- **TASK DESCRIPTION**
Transcribe the records below from the first line to the line that includes "import seaborn as sns", inclusive, and omit the pictures.

(Stored data)
○ ○ ○ ○
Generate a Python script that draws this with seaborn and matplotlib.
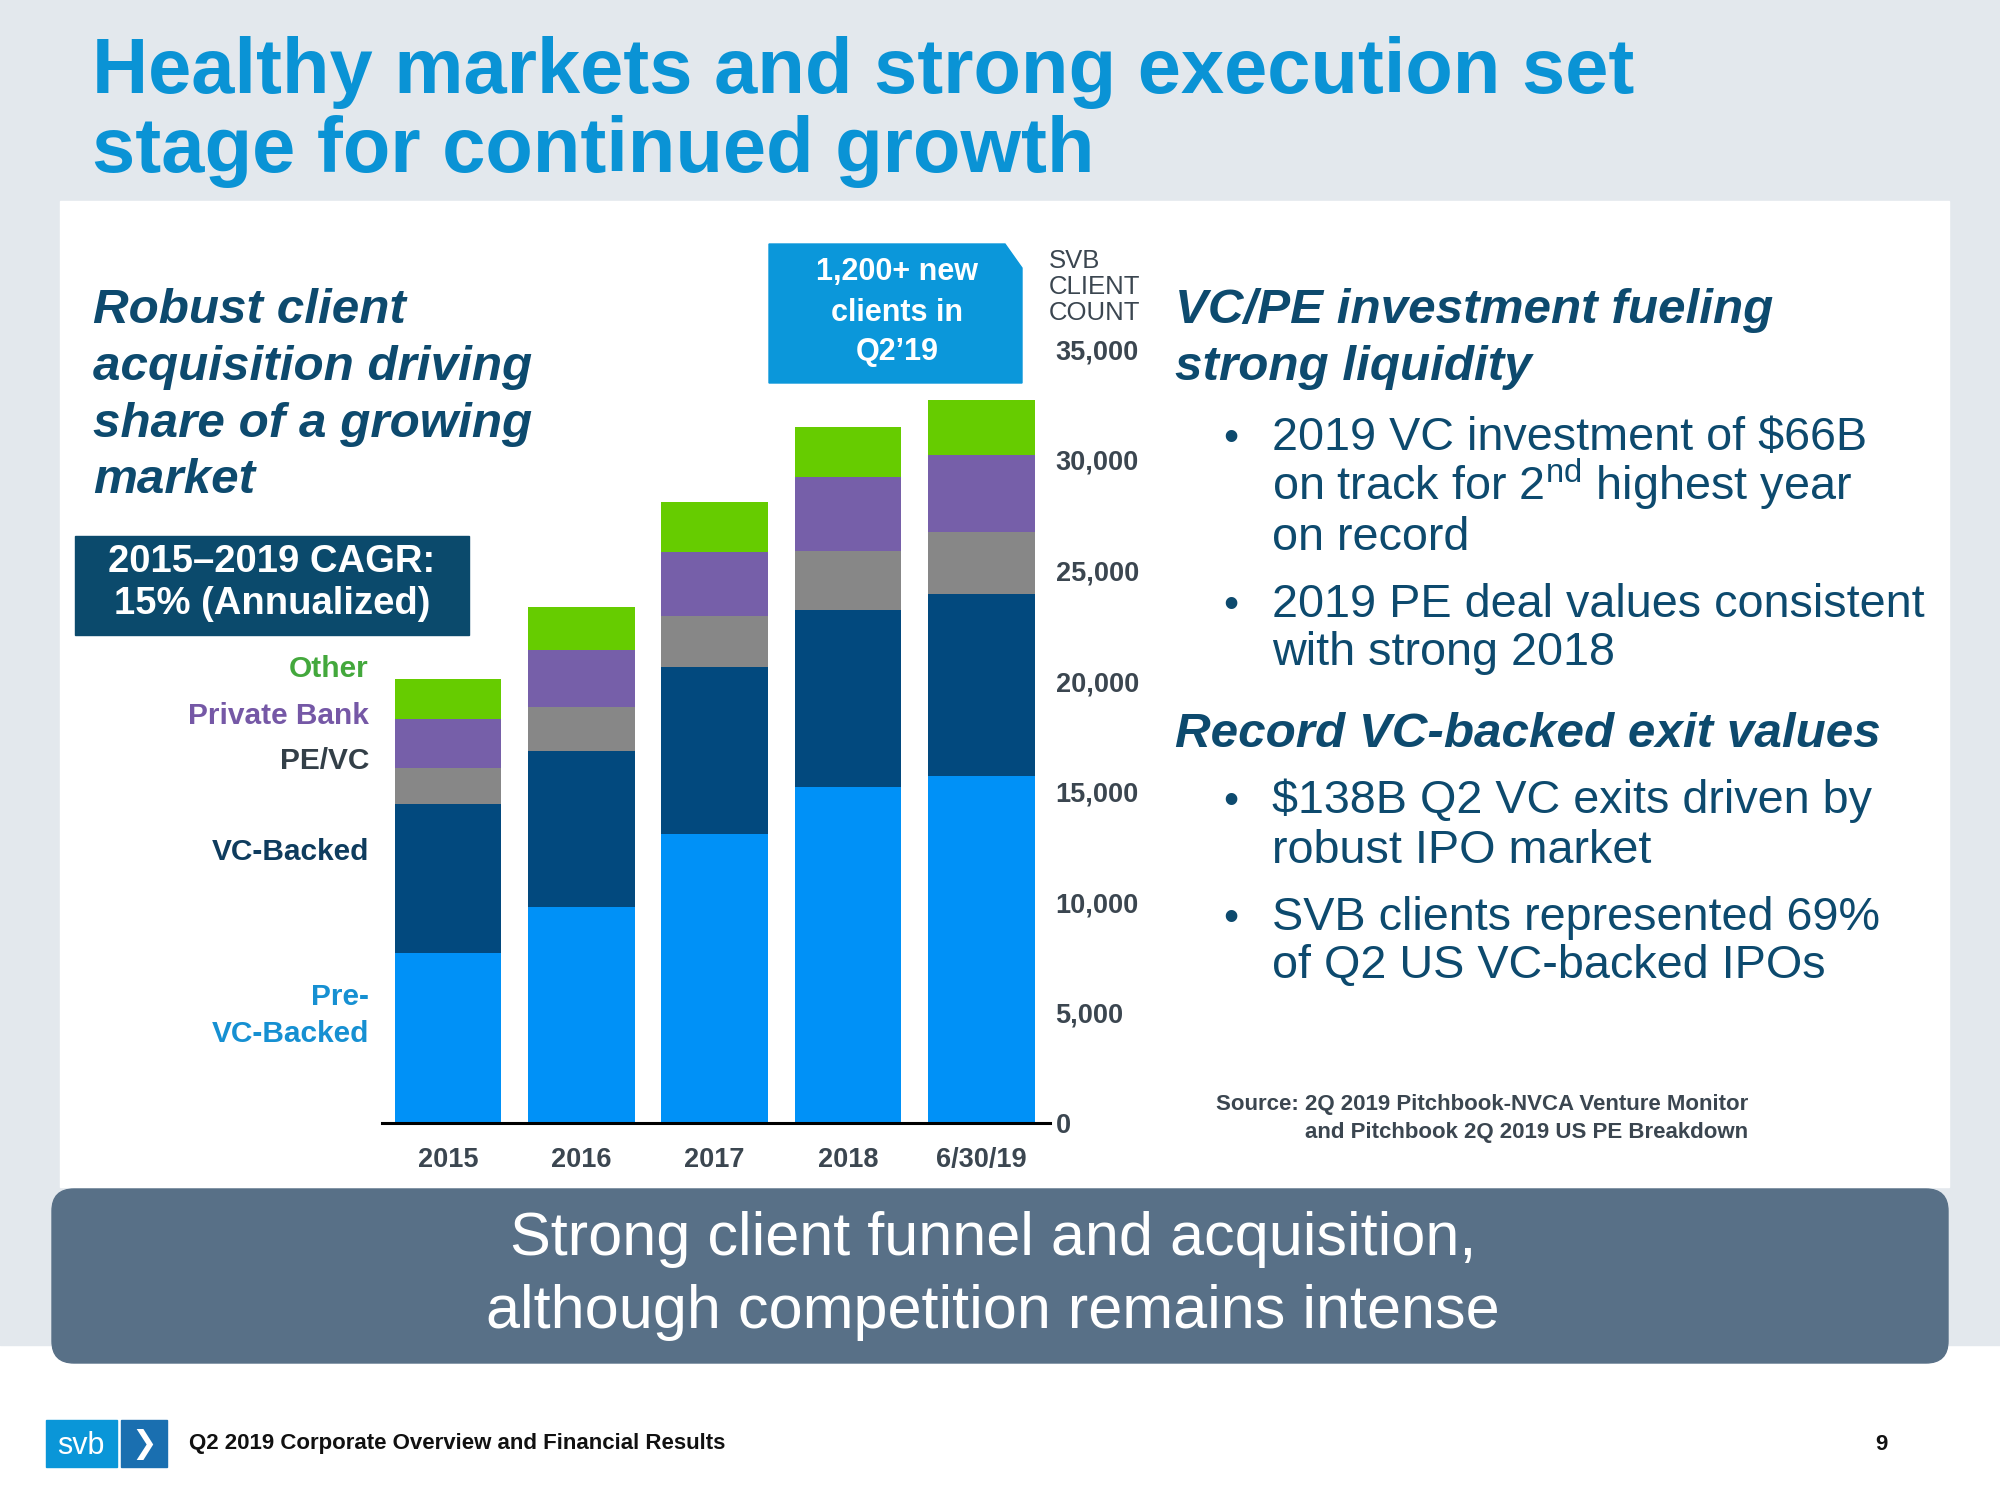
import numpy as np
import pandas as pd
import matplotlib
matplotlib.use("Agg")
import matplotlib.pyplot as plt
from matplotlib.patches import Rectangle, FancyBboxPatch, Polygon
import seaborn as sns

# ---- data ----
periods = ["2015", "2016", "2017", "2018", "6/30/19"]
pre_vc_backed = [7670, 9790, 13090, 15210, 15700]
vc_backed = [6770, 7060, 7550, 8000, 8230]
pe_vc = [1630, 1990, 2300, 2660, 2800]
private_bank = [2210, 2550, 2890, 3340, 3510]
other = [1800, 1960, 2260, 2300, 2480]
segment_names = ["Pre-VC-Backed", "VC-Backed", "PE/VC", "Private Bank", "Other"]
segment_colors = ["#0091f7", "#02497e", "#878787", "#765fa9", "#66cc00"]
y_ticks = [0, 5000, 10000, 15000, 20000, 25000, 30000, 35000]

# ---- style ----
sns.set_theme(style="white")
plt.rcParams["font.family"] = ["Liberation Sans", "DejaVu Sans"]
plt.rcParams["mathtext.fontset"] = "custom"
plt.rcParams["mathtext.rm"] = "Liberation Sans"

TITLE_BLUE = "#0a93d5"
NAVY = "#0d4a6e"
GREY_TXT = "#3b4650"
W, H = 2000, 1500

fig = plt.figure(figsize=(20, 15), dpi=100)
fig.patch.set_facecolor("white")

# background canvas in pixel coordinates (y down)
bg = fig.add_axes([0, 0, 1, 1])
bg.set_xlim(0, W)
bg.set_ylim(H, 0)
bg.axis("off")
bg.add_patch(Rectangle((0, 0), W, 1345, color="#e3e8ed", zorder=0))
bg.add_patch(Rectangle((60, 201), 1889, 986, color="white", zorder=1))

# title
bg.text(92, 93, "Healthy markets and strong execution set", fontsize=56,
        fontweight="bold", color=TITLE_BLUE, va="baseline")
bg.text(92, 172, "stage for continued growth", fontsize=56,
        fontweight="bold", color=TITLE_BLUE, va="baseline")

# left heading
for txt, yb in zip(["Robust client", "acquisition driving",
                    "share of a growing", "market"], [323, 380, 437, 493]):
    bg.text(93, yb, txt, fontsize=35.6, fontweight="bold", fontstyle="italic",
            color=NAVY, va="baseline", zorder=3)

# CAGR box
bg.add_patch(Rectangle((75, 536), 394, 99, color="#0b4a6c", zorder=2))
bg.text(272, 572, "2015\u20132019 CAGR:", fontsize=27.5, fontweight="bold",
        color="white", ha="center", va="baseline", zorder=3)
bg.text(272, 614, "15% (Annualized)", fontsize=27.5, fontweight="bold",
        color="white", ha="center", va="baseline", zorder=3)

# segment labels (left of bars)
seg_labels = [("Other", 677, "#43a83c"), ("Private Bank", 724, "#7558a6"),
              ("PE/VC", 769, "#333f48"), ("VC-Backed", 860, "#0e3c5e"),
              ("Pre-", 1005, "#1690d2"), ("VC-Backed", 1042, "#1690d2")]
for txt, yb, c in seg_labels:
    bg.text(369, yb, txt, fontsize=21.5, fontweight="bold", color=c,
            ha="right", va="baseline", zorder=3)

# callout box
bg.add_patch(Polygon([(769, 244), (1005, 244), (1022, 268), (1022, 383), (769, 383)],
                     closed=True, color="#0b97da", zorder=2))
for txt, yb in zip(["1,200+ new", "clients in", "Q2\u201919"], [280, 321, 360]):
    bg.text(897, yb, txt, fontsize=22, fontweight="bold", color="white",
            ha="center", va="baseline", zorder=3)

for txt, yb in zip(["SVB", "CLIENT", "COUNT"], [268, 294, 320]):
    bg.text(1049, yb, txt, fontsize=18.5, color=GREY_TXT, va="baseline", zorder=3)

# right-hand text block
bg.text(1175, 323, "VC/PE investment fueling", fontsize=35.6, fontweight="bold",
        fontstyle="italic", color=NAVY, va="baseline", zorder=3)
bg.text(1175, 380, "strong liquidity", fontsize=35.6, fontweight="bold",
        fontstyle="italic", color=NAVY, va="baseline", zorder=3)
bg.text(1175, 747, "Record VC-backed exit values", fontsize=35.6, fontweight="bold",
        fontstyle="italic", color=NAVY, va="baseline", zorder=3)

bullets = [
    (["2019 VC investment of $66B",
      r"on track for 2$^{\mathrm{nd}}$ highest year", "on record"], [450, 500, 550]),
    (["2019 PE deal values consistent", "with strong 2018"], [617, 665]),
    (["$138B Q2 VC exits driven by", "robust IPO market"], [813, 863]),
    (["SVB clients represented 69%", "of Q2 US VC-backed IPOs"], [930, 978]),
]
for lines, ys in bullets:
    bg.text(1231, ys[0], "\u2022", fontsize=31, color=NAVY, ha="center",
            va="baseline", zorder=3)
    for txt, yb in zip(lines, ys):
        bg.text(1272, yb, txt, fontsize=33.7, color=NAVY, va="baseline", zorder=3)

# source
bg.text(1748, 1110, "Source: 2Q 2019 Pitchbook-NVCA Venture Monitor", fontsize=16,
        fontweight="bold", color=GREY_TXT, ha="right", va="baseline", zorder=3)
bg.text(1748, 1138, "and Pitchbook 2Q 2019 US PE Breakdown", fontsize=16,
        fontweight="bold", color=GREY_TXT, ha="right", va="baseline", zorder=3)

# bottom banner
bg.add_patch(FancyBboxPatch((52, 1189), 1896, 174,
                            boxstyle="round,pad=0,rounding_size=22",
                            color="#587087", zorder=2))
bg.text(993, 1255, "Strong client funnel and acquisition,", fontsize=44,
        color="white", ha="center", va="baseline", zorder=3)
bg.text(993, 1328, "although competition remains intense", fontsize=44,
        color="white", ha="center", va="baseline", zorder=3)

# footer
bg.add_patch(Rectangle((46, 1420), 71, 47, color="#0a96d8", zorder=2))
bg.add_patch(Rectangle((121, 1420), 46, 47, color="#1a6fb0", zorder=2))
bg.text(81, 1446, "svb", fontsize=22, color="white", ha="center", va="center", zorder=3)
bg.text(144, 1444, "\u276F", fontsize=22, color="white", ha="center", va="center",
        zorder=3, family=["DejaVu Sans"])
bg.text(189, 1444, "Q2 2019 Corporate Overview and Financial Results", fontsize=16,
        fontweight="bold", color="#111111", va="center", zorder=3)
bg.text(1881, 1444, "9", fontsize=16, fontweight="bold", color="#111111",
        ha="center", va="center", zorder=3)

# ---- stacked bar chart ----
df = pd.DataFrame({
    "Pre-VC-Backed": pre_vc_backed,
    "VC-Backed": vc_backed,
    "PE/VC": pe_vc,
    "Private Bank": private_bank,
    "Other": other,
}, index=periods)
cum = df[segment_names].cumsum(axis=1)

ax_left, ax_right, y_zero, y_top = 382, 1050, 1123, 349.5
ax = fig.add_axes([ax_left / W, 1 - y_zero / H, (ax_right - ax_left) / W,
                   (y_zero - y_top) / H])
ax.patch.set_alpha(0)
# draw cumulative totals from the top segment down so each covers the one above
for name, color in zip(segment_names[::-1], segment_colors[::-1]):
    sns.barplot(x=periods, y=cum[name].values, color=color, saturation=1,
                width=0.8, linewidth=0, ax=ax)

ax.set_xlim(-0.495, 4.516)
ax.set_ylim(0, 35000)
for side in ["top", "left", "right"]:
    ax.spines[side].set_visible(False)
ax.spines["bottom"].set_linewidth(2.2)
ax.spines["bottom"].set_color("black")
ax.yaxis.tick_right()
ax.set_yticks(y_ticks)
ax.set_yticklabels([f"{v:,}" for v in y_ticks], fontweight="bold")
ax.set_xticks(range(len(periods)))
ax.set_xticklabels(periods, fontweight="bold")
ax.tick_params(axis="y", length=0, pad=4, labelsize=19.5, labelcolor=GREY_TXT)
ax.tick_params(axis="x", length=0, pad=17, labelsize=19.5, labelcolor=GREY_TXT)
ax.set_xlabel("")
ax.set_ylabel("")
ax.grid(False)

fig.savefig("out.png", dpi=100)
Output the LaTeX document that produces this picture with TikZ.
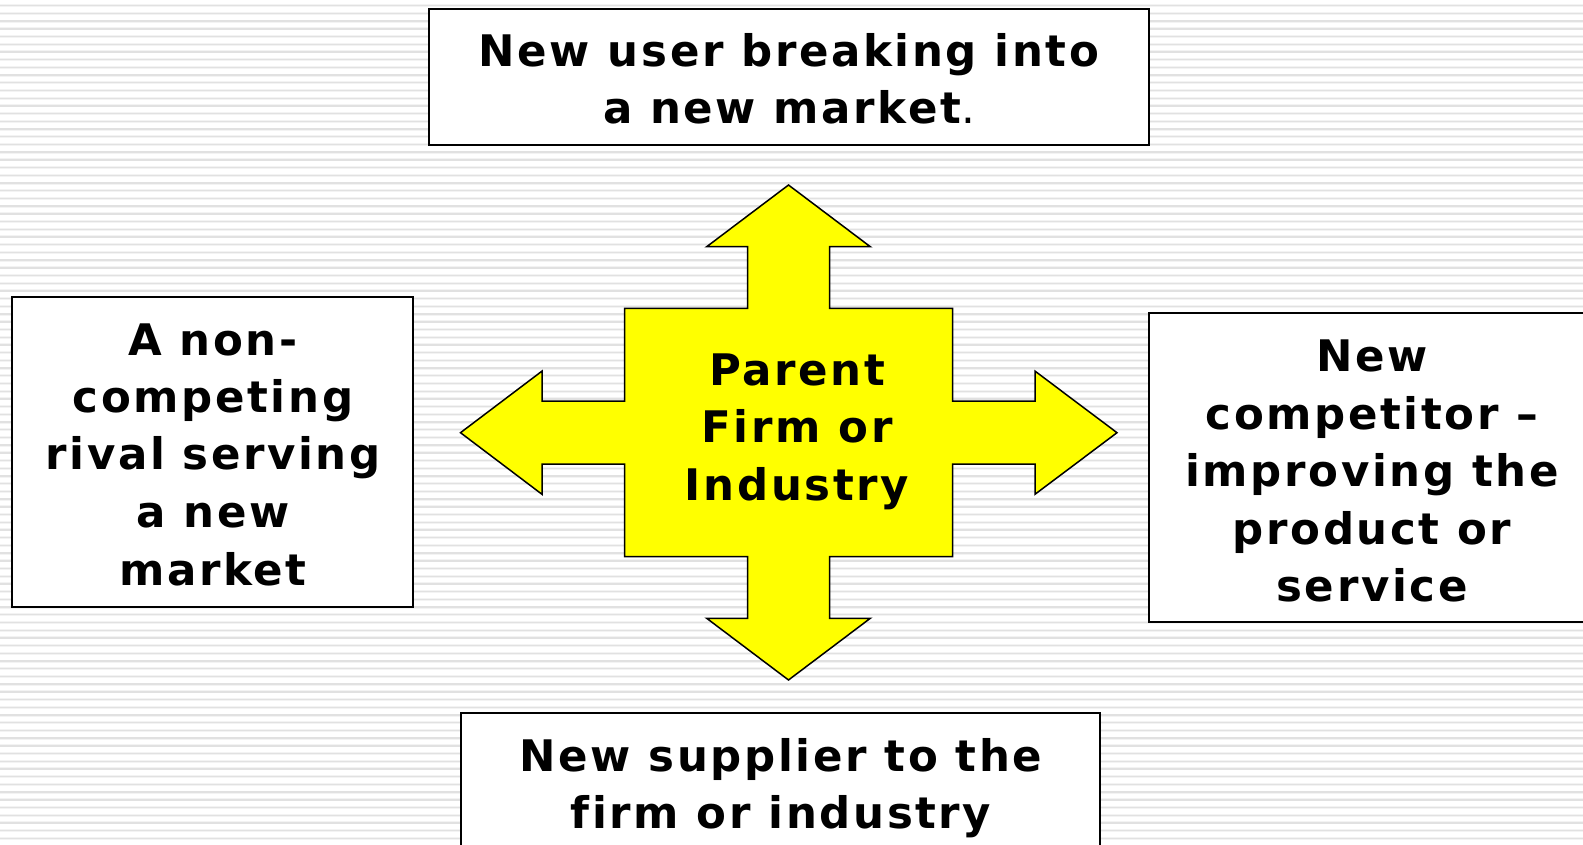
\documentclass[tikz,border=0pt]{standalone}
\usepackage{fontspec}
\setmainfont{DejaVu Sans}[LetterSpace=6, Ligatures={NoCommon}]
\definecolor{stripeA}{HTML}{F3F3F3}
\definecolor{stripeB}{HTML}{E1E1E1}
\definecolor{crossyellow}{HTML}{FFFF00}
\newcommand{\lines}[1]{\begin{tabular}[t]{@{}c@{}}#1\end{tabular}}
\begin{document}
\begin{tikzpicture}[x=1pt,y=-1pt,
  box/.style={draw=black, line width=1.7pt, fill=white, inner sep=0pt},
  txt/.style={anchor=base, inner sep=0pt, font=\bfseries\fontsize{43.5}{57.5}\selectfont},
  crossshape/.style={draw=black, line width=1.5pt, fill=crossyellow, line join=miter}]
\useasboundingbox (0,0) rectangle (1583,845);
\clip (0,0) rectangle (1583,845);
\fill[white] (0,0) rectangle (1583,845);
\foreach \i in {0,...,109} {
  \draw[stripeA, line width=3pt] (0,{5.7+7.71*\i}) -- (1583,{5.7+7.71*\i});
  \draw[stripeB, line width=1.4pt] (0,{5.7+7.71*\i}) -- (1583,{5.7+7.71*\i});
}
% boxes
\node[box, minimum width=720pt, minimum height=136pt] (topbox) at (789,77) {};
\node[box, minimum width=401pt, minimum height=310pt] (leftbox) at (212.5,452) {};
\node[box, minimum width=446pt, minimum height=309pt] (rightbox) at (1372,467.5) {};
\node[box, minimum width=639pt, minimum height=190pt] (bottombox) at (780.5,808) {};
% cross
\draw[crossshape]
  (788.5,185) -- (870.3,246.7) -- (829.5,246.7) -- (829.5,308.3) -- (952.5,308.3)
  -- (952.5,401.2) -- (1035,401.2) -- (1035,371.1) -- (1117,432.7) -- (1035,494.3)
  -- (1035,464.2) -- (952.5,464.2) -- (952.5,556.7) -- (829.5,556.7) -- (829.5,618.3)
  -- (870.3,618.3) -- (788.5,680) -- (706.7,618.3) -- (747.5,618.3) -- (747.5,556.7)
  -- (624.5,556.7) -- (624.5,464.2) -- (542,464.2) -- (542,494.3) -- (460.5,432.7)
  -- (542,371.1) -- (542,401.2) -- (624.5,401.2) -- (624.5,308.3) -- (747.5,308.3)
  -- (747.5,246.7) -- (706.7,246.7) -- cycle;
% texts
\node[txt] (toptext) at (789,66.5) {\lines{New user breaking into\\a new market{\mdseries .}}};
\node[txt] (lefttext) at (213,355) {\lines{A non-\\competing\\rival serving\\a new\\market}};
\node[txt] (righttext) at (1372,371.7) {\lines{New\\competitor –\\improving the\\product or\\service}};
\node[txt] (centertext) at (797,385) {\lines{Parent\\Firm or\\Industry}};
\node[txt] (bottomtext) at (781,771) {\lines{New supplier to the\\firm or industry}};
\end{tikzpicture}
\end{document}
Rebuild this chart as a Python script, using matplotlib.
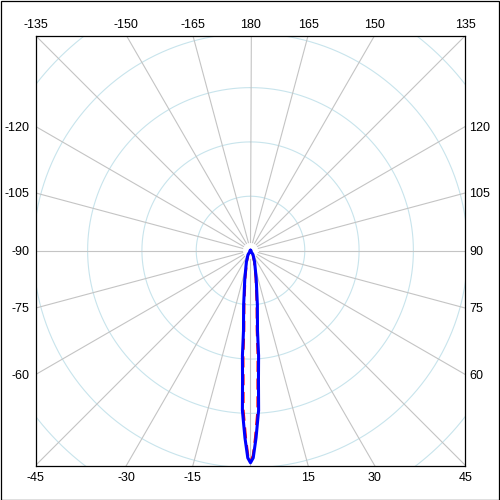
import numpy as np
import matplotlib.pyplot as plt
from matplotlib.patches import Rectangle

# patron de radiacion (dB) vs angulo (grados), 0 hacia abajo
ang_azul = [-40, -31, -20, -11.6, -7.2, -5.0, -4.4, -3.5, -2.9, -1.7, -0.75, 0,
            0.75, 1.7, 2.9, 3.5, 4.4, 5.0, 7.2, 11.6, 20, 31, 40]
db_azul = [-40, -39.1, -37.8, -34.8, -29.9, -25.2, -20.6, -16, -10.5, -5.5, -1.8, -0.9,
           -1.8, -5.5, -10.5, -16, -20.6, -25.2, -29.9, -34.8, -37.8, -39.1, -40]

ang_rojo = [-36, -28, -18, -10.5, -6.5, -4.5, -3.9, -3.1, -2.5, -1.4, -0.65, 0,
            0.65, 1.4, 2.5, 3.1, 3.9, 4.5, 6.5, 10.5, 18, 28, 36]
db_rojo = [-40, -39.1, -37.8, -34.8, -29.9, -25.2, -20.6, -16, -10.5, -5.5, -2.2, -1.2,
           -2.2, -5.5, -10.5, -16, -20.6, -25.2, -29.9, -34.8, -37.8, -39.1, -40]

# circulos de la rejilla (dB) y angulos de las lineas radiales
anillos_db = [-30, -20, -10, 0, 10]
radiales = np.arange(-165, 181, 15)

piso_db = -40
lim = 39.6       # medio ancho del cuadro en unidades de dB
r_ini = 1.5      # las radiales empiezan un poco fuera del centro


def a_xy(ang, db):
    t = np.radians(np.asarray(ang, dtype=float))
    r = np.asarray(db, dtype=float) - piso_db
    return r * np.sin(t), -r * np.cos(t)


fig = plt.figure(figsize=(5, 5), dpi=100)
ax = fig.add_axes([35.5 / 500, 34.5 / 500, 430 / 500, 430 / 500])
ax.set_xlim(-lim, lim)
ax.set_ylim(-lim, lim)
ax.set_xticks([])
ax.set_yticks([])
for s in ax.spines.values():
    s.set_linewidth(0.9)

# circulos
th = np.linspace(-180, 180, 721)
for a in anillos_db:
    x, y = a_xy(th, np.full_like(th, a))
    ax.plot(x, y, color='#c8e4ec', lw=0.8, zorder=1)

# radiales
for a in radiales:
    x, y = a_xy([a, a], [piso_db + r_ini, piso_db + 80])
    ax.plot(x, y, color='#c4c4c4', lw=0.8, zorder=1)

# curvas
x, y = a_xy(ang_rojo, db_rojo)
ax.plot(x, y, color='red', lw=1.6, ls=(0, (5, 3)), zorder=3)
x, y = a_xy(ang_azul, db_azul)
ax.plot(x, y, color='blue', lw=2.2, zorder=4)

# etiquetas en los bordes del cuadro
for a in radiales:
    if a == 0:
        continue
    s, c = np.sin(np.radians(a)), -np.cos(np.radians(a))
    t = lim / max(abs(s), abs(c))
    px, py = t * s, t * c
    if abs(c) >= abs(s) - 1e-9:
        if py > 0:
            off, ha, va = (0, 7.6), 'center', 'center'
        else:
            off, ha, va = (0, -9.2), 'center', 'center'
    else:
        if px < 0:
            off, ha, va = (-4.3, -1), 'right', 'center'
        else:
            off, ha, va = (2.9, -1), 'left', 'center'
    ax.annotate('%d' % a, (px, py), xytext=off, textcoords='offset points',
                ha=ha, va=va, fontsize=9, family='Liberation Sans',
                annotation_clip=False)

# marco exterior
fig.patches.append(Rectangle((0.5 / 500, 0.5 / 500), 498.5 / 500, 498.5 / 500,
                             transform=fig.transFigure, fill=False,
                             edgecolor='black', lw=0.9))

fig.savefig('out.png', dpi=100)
○ ○ ○ ○
- **IN RESPONSE**
Generate a Python script that draws this with seaborn and matplotlib.
import numpy as np
import pandas as pd
import matplotlib
matplotlib.use("Agg")
import matplotlib.pyplot as plt
from matplotlib.patches import Rectangle, FancyBboxPatch, Polygon
import seaborn as sns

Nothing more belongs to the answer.